Why would you need to tunnel the browser through SSH?
These are some of the scenarios I can think of:
- You are traveling and you need to access local sites at home without restrictions. So you can enable the remote SSH on your router, if it supports it, then establish a SSH connection to it. This allows you to browse the web using your home IP address and it comes handy to unblock local streaming services or login to your web banking service if the bank restricts access from foreign locations.
- Unblocking streaming services also applies to services in other countries, let’s say that you want to access a UK streaming service like BBC iPlayer and you have a VPS server in UK, or you want to access Hulu using a VPS in USA. The list can go on.

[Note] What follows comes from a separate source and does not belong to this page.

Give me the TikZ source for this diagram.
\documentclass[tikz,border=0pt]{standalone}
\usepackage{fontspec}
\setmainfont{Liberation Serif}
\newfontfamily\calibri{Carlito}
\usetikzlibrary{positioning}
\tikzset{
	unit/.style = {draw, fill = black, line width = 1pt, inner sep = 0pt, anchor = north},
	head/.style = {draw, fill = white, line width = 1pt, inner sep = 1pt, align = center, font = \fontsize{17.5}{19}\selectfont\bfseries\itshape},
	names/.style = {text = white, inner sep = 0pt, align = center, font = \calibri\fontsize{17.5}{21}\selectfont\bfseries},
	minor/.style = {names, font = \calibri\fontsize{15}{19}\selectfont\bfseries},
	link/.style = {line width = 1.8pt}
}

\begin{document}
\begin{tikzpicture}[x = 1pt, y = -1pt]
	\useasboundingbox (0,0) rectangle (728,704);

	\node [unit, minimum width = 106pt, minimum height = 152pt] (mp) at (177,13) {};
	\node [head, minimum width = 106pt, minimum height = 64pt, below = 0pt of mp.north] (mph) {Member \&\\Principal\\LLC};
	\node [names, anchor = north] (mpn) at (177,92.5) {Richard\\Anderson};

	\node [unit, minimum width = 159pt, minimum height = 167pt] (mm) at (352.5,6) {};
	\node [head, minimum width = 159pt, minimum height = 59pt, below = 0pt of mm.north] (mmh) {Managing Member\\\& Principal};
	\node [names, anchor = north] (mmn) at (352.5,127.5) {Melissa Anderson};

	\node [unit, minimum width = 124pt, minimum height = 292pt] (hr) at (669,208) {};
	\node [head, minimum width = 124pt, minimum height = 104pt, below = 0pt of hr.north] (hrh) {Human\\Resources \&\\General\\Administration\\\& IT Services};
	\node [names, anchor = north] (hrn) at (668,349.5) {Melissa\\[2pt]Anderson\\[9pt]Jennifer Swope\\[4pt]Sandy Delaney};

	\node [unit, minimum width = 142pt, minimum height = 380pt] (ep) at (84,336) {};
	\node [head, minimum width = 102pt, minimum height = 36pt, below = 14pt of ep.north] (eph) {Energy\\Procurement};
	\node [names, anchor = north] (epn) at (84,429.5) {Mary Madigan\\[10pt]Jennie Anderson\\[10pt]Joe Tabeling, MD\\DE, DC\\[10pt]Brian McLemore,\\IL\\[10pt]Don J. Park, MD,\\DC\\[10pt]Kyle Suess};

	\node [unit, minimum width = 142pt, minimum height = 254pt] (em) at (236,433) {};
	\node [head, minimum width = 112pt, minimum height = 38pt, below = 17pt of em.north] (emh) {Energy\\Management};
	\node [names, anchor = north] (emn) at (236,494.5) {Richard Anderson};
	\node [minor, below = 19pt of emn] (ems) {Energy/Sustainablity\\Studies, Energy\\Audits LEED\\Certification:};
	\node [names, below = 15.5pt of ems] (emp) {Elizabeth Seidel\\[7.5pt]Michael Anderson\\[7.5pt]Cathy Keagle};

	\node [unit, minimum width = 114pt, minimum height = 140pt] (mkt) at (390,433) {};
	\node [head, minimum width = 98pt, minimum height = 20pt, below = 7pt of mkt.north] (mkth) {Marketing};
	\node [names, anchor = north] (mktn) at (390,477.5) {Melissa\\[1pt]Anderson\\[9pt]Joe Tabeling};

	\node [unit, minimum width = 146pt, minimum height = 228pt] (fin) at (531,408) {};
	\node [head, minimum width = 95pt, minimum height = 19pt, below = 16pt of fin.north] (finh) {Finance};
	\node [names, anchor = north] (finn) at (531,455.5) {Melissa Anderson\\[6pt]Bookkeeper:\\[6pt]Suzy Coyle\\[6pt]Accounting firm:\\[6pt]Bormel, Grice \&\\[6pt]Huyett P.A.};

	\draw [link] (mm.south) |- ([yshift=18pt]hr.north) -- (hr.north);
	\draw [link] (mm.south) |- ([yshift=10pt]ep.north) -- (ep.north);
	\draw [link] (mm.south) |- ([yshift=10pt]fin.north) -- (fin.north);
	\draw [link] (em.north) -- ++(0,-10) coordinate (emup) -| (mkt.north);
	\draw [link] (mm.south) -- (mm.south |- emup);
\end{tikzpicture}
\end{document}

- You need a security & obfuscation layer to bypass potential browsing snooping and censorship, or you just don’t want to reveal your real IP address to some websites.
The good thing about SSH tunneling is that you don’t need to install additional software like a VPN client. On Linux and Mac it works using the system’s SSH client (preinstalled, in most cases). On Windows you can use the PuTTY utility.

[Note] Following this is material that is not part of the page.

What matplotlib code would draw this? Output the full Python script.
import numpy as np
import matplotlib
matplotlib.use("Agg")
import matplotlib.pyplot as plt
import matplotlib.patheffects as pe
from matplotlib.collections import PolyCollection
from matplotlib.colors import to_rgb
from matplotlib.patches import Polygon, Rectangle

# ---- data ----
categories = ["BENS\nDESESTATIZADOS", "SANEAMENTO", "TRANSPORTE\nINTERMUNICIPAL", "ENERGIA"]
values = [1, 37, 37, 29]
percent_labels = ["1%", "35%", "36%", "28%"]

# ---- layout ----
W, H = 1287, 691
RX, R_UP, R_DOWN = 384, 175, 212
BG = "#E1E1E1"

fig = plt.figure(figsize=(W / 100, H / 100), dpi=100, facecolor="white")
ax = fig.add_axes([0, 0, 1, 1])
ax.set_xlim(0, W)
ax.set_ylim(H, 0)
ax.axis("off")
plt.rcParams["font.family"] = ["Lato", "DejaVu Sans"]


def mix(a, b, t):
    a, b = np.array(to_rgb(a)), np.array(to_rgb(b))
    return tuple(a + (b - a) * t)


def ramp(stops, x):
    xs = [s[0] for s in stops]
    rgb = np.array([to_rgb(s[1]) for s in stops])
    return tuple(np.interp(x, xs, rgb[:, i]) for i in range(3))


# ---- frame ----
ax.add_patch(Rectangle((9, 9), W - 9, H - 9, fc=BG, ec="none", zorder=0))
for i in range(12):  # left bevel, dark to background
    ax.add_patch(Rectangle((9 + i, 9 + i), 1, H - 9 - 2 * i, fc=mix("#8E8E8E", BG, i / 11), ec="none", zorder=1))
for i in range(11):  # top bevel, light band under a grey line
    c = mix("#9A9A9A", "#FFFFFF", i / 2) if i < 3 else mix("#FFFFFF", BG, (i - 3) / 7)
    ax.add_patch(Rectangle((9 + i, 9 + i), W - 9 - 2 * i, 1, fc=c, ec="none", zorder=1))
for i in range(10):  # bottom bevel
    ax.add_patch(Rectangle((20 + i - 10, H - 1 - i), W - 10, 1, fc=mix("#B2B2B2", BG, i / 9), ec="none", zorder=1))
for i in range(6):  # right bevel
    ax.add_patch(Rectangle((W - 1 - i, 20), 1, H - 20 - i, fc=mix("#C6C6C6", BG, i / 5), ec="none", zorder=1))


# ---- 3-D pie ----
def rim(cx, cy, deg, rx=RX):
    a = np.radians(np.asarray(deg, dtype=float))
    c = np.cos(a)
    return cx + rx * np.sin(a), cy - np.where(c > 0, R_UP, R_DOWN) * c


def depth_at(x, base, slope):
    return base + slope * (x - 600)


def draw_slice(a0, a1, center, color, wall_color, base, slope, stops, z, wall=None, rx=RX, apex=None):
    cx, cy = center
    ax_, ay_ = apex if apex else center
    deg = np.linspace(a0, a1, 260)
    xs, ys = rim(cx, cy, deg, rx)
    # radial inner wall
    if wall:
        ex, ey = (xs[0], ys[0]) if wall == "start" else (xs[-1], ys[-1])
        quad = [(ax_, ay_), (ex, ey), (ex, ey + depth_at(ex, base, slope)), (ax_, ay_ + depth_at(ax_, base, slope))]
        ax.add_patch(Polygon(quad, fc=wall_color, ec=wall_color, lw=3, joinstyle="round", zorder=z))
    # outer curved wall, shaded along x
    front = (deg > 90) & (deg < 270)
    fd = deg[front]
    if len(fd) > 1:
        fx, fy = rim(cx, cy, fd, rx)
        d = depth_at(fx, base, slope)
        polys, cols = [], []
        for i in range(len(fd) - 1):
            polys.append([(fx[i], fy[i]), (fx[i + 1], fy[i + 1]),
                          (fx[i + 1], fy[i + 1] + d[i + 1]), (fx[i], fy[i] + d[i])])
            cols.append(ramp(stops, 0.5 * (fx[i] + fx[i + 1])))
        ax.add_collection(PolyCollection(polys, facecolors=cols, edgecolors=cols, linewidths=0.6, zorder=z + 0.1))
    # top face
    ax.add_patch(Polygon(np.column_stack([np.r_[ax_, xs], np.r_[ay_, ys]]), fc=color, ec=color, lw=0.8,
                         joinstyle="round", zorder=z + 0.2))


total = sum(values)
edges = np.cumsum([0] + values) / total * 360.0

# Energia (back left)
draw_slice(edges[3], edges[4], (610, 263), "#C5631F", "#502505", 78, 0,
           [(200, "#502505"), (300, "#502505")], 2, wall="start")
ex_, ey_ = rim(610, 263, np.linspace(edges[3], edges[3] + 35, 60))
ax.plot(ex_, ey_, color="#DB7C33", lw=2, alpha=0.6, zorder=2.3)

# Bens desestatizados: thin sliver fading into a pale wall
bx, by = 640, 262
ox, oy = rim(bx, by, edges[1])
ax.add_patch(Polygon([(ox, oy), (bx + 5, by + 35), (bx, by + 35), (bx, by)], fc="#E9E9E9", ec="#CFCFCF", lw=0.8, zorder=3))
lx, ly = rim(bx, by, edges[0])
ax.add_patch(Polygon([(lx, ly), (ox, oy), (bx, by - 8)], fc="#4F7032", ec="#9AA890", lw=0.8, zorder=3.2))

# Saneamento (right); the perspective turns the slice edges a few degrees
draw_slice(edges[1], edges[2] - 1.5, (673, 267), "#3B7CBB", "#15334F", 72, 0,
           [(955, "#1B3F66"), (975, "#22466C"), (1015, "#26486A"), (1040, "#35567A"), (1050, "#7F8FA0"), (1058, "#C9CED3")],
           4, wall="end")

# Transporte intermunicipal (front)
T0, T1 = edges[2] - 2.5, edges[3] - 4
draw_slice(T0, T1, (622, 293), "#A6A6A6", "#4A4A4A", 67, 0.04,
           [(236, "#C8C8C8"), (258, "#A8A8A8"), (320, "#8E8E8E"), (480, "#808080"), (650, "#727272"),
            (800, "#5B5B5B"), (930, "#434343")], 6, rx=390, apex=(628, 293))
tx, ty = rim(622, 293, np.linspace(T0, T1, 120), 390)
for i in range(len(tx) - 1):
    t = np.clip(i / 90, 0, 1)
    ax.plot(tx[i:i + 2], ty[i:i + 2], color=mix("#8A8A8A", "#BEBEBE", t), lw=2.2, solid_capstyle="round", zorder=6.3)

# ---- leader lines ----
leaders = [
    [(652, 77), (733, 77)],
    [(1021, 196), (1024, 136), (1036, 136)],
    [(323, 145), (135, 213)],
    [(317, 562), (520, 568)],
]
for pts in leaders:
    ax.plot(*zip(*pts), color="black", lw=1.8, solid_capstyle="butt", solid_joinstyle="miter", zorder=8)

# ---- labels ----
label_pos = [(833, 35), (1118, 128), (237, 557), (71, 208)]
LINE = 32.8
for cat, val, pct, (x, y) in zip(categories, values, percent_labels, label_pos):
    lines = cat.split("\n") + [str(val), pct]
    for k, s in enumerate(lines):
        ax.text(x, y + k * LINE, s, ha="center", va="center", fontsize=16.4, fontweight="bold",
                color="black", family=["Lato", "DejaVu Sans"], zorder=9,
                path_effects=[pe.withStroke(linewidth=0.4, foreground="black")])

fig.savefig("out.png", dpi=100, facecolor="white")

How to setup a SSH SOCKS5 tunnel on Linux and Mac
Open the terminal, then connect to your server via SSH and use the SOCKS5 parameter to enable the local SOCKS5 server:
ssh -D8080 user@server
The parameter “-D” enables the SOCKS5 local server and it is followed by the local port you want the SOCKS5 proxy to listen on. In my example I used port 8080, you can use any other port you like.

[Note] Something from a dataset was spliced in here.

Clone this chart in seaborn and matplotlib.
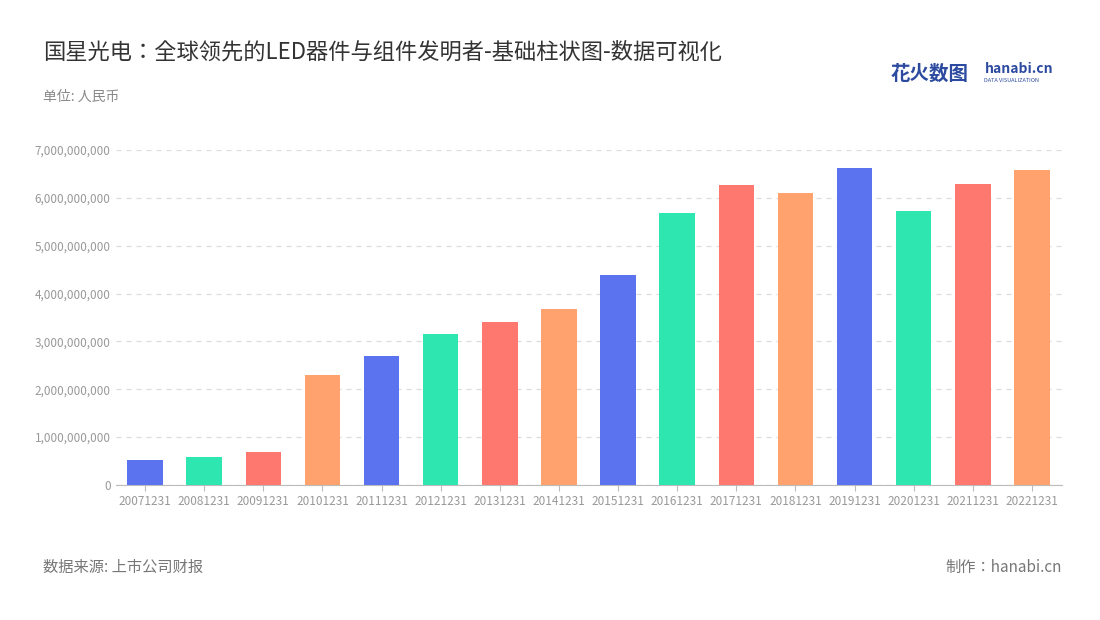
import matplotlib
matplotlib.use("Agg")
import matplotlib.pyplot as plt
import matplotlib.ticker as mticker
import seaborn as sns
import pandas as pd

# -----------------------------
# Data
# -----------------------------
periods = ["20071231", "20081231", "20091231", "20101231", "20111231", "20121231",
           "20131231", "20141231", "20151231", "20161231", "20171231", "20181231",
           "20191231", "20201231", "20211231", "20221231"]
revenue = [0.52e9, 0.585e9, 0.69e9, 2.30e9, 2.695e9, 3.155e9, 3.405e9, 3.68e9,
           4.39e9, 5.68e9, 6.27e9, 6.10e9, 6.62e9, 5.725e9, 6.29e9, 6.58e9]
palette_cycle = ["#5B73EE", "#2EE6B0", "#FF7870", "#FFA26E"]

df = pd.DataFrame({"period": periods, "revenue": revenue})
colors = [palette_cycle[i % 4] for i in range(len(periods))]

plt.rcParams["font.family"] = ["Noto Sans CJK JP", "Noto Sans CJK SC", "DejaVu Sans"]

fig = plt.figure(figsize=(11, 6.2), dpi=100)
ax = fig.add_axes([0.105, 0.218, 0.86, 0.54])

sns.barplot(data=df, x="period", y="revenue", hue="period", palette=colors,
            legend=False, width=0.6, saturation=1, ax=ax, zorder=3)

ax.set_ylim(0, 7e9)
ax.yaxis.set_major_locator(mticker.MultipleLocator(1e9))
ax.yaxis.set_major_formatter(mticker.FuncFormatter(lambda v, p: f"{int(v):,}"))
ax.grid(axis="y", linestyle=(0, (4, 4)), color="#DDDDDD", linewidth=0.9, zorder=0)
ax.set_xlabel("")
ax.set_ylabel("")
for s in ["top", "right", "left"]:
    ax.spines[s].set_visible(False)
ax.spines["bottom"].set_color("#BBBBBB")
ax.tick_params(axis="y", length=0, labelsize=8.5, colors="#999999")
ax.tick_params(axis="x", length=4, color="#BBBBBB", labelsize=8.5, colors="#999999")
ax.set_xlim(-0.5, len(periods) - 0.5)

fig.text(0.039, 0.905, "国星光电：全球领先的LED器件与组件发明者-基础柱状图-数据可视化",
         fontsize=16, color="#333333")
fig.text(0.039, 0.838, "单位: 人民币", fontsize=10, color="#888888")
fig.text(0.039, 0.077, "数据来源: 上市公司财报", fontsize=11, color="#777777")
fig.text(0.965, 0.077, "制作：hanabi.cn", fontsize=11, color="#777777", ha="right")
fig.text(0.81, 0.872, "花火数图", fontsize=14, color="#2B4AA0", fontweight="bold")
fig.text(0.895, 0.882, "hanabi.cn", fontsize=10, color="#2B4AA0", fontweight="bold")
fig.text(0.895, 0.868, "DATA VISUALIZATION", fontsize=4, color="#2B4AA0")

fig.savefig("out.png", dpi=100, facecolor="white")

If you run the SSH server daemon on a different port other than default port 22, include the parameter “-p” followed by the port number your SSH servers is using:
ssh -D8080 -p54321 user@server
In the example above, the SSH server runs on port 54321.
Eventually, you can add the “-N” parameter and it won’t open a shell session, just establish the SSH connection.
How to setup a SSH SOCKS5 tunnel on Windows
On Windows 10, a SSH client is preinstalled so you can connect directly from the cmd.exe terminal. The syntax is the same as it is for Linux/Mac (see above).
On other Windows releases but also on Windows 10 if you don’t want to use the built-in SSH client, you can use the 3rd party SSH utility PuTTY.
Open PuTTY, add your server IP/hostname and port if other than 22. In the left column menu, open “Connection > SSH > Tunnels” and add the Source Port (the local port SOCKS5 will listen on) select the checkbox “Dynamic” then Add.
Set the SOCKS5 proxy connection in your browser
In Firefox, open Preferences > Network Settings or just search for “proxy” in the upper right corner search box.
Select “Manual proxy configuration”
SOCKS Host: 127.0.0.1
SOCKS Port: 8080 (the local port you’ve set when running SSH)
Enable “Proxy DNS when using SOCKS v5”
This last setting is very important, else Firefox will send the DNS traffic directly instead of using the tunnel.
That’s it. Now see if browsing works and check your IP to make sure that you are indeed tunneling the browser traffic over the SSH tunnel.